— Aim of the task —
Leaving out every picture, retype the lines below from the top through the one that contains "4.2, 6, 10];".

==============================

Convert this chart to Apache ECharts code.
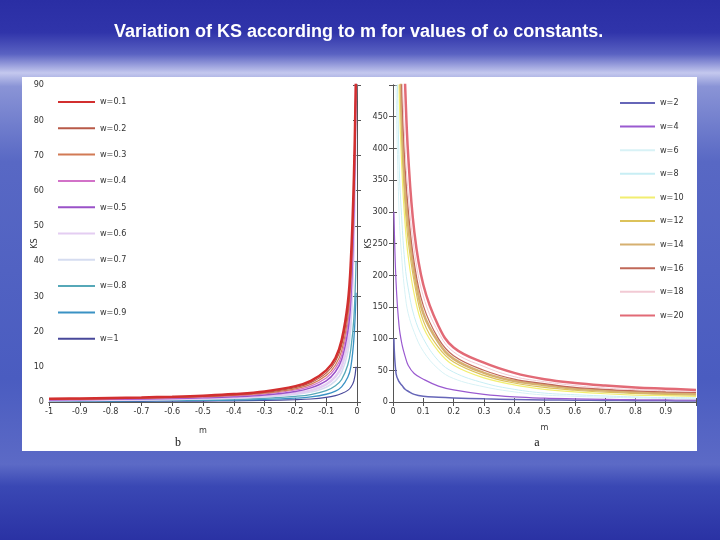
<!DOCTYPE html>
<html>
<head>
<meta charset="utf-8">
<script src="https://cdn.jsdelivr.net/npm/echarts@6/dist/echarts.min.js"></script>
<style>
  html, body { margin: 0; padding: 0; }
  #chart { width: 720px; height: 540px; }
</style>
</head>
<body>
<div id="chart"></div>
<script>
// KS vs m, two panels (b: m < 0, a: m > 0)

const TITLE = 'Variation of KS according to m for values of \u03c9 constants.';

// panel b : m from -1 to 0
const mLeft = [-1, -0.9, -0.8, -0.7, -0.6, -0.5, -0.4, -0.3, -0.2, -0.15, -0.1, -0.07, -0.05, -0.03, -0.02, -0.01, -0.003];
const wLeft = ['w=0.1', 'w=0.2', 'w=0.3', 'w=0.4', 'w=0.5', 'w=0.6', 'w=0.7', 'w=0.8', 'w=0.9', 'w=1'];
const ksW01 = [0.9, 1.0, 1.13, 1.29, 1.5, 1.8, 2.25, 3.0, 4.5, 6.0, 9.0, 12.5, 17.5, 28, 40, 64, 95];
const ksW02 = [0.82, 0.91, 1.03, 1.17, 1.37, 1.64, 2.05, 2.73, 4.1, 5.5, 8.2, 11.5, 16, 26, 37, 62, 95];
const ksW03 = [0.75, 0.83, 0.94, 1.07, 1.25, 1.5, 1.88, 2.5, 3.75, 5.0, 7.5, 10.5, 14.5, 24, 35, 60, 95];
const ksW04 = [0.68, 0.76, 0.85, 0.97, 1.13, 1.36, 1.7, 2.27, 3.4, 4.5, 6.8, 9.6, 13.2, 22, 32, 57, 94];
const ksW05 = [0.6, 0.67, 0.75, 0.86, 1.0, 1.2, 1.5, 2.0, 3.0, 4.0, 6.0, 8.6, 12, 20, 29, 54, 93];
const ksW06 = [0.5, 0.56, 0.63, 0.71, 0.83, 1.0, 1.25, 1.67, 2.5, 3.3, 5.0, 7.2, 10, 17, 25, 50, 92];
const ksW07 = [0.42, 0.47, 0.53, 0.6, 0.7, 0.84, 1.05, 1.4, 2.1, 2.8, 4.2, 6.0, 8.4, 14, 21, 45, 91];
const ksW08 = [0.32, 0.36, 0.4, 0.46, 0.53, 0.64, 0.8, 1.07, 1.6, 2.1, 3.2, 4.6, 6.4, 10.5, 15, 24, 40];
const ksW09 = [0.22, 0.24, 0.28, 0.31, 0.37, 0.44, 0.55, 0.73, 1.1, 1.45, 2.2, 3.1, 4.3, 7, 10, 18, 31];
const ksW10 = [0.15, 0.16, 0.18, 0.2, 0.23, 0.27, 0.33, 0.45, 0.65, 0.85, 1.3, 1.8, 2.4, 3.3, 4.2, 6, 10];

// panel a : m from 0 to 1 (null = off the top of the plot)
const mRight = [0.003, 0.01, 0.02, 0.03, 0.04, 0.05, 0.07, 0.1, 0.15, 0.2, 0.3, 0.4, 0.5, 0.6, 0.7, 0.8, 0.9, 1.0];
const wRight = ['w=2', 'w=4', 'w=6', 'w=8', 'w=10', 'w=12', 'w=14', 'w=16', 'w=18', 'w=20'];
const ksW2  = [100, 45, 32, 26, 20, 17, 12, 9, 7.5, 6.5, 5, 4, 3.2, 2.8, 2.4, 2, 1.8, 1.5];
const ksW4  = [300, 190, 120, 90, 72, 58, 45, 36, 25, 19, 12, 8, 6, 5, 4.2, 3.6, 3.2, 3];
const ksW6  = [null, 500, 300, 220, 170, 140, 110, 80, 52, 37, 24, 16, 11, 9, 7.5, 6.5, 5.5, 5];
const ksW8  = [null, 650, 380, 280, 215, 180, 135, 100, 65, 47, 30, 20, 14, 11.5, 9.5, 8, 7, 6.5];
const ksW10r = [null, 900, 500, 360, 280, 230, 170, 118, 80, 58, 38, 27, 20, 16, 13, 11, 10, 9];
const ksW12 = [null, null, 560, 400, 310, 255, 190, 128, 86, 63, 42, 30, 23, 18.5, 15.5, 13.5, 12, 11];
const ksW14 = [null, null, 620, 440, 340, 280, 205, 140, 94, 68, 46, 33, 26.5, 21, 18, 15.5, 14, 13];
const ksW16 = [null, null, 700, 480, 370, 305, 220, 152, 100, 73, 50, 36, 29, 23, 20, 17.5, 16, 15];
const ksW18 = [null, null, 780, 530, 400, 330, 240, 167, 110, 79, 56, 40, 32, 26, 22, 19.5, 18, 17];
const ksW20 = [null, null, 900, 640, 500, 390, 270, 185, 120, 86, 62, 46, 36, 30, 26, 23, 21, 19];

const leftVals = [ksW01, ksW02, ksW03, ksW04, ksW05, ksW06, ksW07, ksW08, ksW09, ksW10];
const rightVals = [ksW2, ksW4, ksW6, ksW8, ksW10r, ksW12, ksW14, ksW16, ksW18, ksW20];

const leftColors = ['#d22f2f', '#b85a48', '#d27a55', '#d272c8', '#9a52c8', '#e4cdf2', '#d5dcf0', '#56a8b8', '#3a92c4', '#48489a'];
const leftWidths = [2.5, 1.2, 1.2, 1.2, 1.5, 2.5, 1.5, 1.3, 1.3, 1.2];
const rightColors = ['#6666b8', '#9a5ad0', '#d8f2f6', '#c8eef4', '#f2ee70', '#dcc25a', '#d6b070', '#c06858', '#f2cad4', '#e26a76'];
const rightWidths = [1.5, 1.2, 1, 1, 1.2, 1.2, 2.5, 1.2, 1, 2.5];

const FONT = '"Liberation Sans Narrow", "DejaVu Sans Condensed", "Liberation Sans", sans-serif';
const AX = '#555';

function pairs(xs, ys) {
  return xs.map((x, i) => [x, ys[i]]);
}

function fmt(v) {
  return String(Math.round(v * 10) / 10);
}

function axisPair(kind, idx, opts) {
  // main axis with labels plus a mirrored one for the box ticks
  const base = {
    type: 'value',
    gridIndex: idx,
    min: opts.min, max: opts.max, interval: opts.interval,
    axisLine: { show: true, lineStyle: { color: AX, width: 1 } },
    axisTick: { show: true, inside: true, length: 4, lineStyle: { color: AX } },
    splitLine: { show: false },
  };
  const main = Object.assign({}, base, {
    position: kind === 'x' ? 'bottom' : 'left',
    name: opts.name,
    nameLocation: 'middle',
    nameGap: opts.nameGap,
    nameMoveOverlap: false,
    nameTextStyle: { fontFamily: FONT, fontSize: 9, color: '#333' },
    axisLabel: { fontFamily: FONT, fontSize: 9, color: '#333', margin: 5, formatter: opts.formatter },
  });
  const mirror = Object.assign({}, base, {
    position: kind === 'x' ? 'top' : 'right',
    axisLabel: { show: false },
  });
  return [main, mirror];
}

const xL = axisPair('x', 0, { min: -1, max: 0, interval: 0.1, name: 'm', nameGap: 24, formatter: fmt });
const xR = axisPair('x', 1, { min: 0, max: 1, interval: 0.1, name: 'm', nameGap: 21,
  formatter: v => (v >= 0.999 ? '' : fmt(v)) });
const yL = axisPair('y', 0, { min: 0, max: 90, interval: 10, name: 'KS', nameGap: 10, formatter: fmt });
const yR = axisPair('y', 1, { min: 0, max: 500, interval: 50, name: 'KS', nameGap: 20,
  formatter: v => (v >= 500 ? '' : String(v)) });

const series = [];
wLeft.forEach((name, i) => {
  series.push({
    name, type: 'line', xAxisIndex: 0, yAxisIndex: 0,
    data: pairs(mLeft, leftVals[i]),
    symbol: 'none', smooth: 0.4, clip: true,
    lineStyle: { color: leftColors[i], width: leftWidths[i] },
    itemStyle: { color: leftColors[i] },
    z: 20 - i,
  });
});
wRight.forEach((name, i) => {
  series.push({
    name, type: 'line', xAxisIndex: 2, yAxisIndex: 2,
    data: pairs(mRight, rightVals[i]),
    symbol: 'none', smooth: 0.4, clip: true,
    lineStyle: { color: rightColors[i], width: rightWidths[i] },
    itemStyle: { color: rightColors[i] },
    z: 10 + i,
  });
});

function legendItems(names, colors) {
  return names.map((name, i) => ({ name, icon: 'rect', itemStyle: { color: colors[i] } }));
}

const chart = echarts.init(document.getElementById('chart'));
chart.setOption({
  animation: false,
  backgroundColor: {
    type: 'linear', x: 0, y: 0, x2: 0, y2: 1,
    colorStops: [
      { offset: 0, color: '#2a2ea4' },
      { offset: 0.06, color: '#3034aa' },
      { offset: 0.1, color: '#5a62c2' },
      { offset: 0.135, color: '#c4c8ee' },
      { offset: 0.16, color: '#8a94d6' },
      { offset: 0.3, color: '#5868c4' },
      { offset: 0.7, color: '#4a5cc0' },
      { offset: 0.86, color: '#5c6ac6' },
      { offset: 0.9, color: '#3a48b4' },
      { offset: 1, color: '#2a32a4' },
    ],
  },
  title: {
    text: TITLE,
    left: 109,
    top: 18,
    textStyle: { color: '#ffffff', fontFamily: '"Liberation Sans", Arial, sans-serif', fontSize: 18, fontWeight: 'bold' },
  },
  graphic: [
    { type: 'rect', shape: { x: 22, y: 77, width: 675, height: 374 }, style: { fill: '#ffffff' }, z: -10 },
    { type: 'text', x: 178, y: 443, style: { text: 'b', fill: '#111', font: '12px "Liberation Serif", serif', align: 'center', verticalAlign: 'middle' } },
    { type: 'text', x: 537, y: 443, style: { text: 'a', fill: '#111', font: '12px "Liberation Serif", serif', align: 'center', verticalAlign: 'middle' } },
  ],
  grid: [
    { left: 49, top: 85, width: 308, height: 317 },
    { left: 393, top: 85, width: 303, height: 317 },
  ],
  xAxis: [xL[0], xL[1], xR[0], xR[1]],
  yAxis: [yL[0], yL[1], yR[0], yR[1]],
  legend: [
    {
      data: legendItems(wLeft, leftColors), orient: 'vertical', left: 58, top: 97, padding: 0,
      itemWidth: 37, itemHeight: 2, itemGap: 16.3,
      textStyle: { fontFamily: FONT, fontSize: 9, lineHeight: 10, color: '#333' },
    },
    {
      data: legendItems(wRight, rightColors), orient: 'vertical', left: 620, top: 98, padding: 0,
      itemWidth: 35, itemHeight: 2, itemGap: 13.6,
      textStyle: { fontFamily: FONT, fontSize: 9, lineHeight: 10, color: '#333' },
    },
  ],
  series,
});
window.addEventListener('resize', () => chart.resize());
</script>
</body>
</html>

==============================

— Output for this task —
Convert this chart to Apache ECharts code.
<!DOCTYPE html>
<html>
<head>
<meta charset="utf-8">
<script src="https://cdn.jsdelivr.net/npm/echarts@6/dist/echarts.min.js"></script>
<style>
  html, body { margin: 0; padding: 0; }
  #chart { width: 720px; height: 540px; }
</style>
</head>
<body>
<div id="chart"></div>
<script>
// KS vs m, two panels (b: m < 0, a: m > 0)

const TITLE = 'Variation of KS according to m for values of \u03c9 constants.';

// panel b : m from -1 to 0
const mLeft = [-1, -0.9, -0.8, -0.7, -0.6, -0.5, -0.4, -0.3, -0.2, -0.15, -0.1, -0.07, -0.05, -0.03, -0.02, -0.01, -0.003];
const wLeft = ['w=0.1', 'w=0.2', 'w=0.3', 'w=0.4', 'w=0.5', 'w=0.6', 'w=0.7', 'w=0.8', 'w=0.9', 'w=1'];
const ksW01 = [0.9, 1.0, 1.13, 1.29, 1.5, 1.8, 2.25, 3.0, 4.5, 6.0, 9.0, 12.5, 17.5, 28, 40, 64, 95];
const ksW02 = [0.82, 0.91, 1.03, 1.17, 1.37, 1.64, 2.05, 2.73, 4.1, 5.5, 8.2, 11.5, 16, 26, 37, 62, 95];
const ksW03 = [0.75, 0.83, 0.94, 1.07, 1.25, 1.5, 1.88, 2.5, 3.75, 5.0, 7.5, 10.5, 14.5, 24, 35, 60, 95];
const ksW04 = [0.68, 0.76, 0.85, 0.97, 1.13, 1.36, 1.7, 2.27, 3.4, 4.5, 6.8, 9.6, 13.2, 22, 32, 57, 94];
const ksW05 = [0.6, 0.67, 0.75, 0.86, 1.0, 1.2, 1.5, 2.0, 3.0, 4.0, 6.0, 8.6, 12, 20, 29, 54, 93];
const ksW06 = [0.5, 0.56, 0.63, 0.71, 0.83, 1.0, 1.25, 1.67, 2.5, 3.3, 5.0, 7.2, 10, 17, 25, 50, 92];
const ksW07 = [0.42, 0.47, 0.53, 0.6, 0.7, 0.84, 1.05, 1.4, 2.1, 2.8, 4.2, 6.0, 8.4, 14, 21, 45, 91];
const ksW08 = [0.32, 0.36, 0.4, 0.46, 0.53, 0.64, 0.8, 1.07, 1.6, 2.1, 3.2, 4.6, 6.4, 10.5, 15, 24, 40];
const ksW09 = [0.22, 0.24, 0.28, 0.31, 0.37, 0.44, 0.55, 0.73, 1.1, 1.45, 2.2, 3.1, 4.3, 7, 10, 18, 31];
const ksW10 = [0.15, 0.16, 0.18, 0.2, 0.23, 0.27, 0.33, 0.45, 0.65, 0.85, 1.3, 1.8, 2.4, 3.3, 4.2, 6, 10];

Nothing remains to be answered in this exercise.